> [EXERCISE GOAL]: Show all lines from the listing below that contain "this".
>> START RECORDED DATA
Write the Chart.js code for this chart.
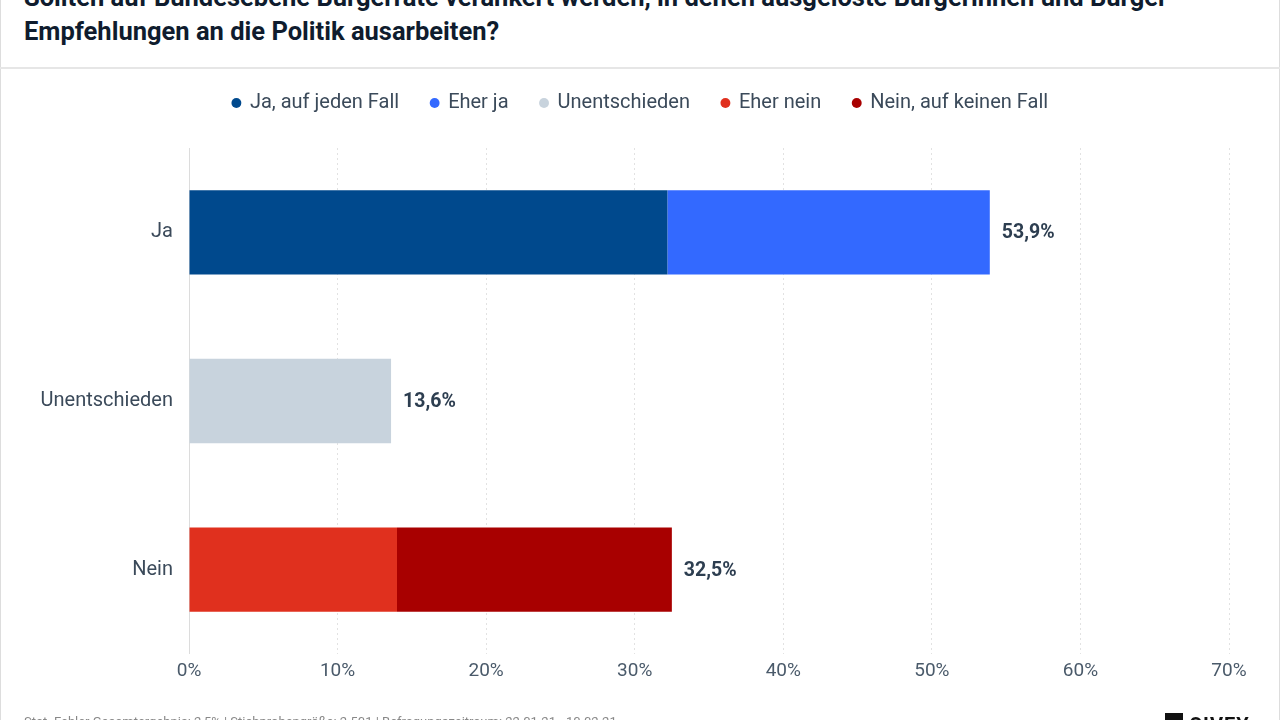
<!DOCTYPE html>
<html><head><meta charset="utf-8">
<script src="https://cdn.jsdelivr.net/npm/chart.js@4"></script>
<style>
html,body{margin:0;padding:0;background:#fff;width:1280px;height:720px;overflow:hidden;font-family:Roboto,"Noto Sans",sans-serif;}
#frame{position:absolute;left:0;top:0;width:1278px;height:720px;border-left:1px solid #ddd;border-right:1px solid #ddd;}
#title{position:absolute;left:24px;top:-20px;width:1240px;font-size:25.5px;font-weight:700;line-height:34px;color:#0f1c2e;white-space:nowrap;}
#rule{position:absolute;left:0;top:67px;width:1280px;height:2px;background:#e6e6e6;}
#wrap{position:absolute;left:0;top:0;width:1280px;height:720px;}
#foot{position:absolute;left:24px;top:714px;font-size:13px;color:#888;white-space:nowrap;}
#logo{position:absolute;left:1165px;top:713px;font-size:20px;font-weight:700;color:#111;letter-spacing:1px;}
#logo span{display:inline-block;width:18px;height:18px;background:#111;vertical-align:top;margin-right:6px;}
</style></head>
<body>
<div id="frame"></div>
<div id="title">Sollten auf Bundesebene Bürgerräte verankert werden, in denen ausgeloste Bürgerinnen und Bürger<br>Empfehlungen an die Politik ausarbeiten?</div>
<div id="rule"></div>
<div id="wrap"><canvas id="c" width="1280" height="720"></canvas></div>
<div id="foot">Stat. Fehler Gesamtergebnis: 2,5% | Stichprobengröße: 2.501 | Befragungszeitraum: 22.01.21 - 10.02.21</div>
<div id="logo"><span></span>CIVEY</div>
<script>
const categories = ["Ja", "Unentschieden", "Nein"];
const seriesNames = ["Ja, auf jeden Fall", "Eher ja", "Unentschieden", "Eher nein", "Nein, auf keinen Fall"];
const jaAufJedenFall = [32.2, null, null];
const eherJa = [21.7, null, null];
const unentschieden = [null, 13.6, null];
const eherNein = [null, null, 14.0];
const neinAufKeinenFall = [null, null, 18.5];
const totals = [53.9, 13.6, 32.5];
const xTicks = [0, 10, 20, 30, 40, 50, 60, 70];
const colors = ["#00498d", "#3369ff", "#c8d3dd", "#e0301e", "#a80000"];

const seriesData = [jaAufJedenFall, eherJa, unentschieden, eherNein, neinAufKeinenFall];
const datasets = seriesData.map((d, i) => ({
  label: seriesNames[i], data: d, backgroundColor: colors[i], borderWidth: 0,
  barPercentage: 0.5, categoryPercentage: 1.0
}));

const LEGEND_EXTRA = 25;
const LEGEND_SHIFT = 16;
const legendSpace = {
  id: 'legendSpace',
  afterInit(chart) {
    const lg = chart.legend;
    const origFit = lg.fit.bind(lg);
    lg.fit = function () { origFit(); this.height += LEGEND_EXTRA; };
    const origDraw = lg.draw.bind(lg);
    lg.draw = function (...a) {
      const ctx = chart.ctx;
      ctx.save(); ctx.translate(LEGEND_SHIFT, 0); origDraw(...a); ctx.restore();
    };
  }
};

const totalLabels = {
  id: 'totalLabels',
  afterDatasetsDraw(chart) {
    const ctx = chart.ctx;
    const xs = chart.scales.x, ys = chart.scales.y;
    ctx.save();
    ctx.font = 'bold 19.5px Roboto';
    ctx.fillStyle = '#2d3e50';
    ctx.textAlign = 'left';
    ctx.textBaseline = 'middle';
    totals.forEach((t, i) => {
      const x = xs.getPixelForValue(t) + 12;
      const y = ys.getPixelForValue(i);
      ctx.fillText(t.toFixed(1).replace('.', ',') + '%', x, y + 1);
    });
    ctx.restore();
  }
};

new Chart(document.getElementById('c'), {
  type: 'bar',
  data: { labels: categories, datasets },
  plugins: [legendSpace, totalLabels],
  options: {
    indexAxis: 'y', responsive: false, animation: false,
    layout: { padding: { top: 61, left: 20, right: 51, bottom: 0 } },
    plugins: {
      legend: {
        position: 'top',
        labels: {
          usePointStyle: true, pointStyle: 'circle', boxWidth: 7, boxHeight: 7,
          font: { size: 20, family: 'Roboto' }, color: '#3b4a5a', padding: 32
        }
      },
      tooltip: { enabled: false }
    },
    scales: {
      x: {
        stacked: true, min: 0, max: 70,
        afterBuildTicks: (s) => { s.ticks = xTicks.map(v => ({ value: v })); },
        ticks: { callback: v => v + '%', font: { size: 19, family: 'Roboto' }, color: '#4a5a6a', padding: 6 },
        grid: { color: (c) => c.tick && c.tick.value === 0 ? '#dcdcdc' : '#e2e2e2', lineWidth: 1, drawTicks: false },
        border: { display: false, dash: (c) => (c.tick && c.tick.value === 0) ? [] : [2, 3] },
        afterFit: (s) => { s.height = 66; }
      },
      y: {
        stacked: true,
        ticks: { font: { size: 20, family: 'Roboto' }, color: '#3b4a5a', padding: 8 },
        grid: { display: false },
        border: { display: false },
        afterFit: (s) => { s.width = 169; }
      }
    }
  }
});
</script>
</body></html>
>> END RECORDED DATA
> [EXPECTED ANSWER]:
Write the Chart.js code for this chart.
    lg.fit = function () { origFit(); this.height += LEGEND_EXTRA; };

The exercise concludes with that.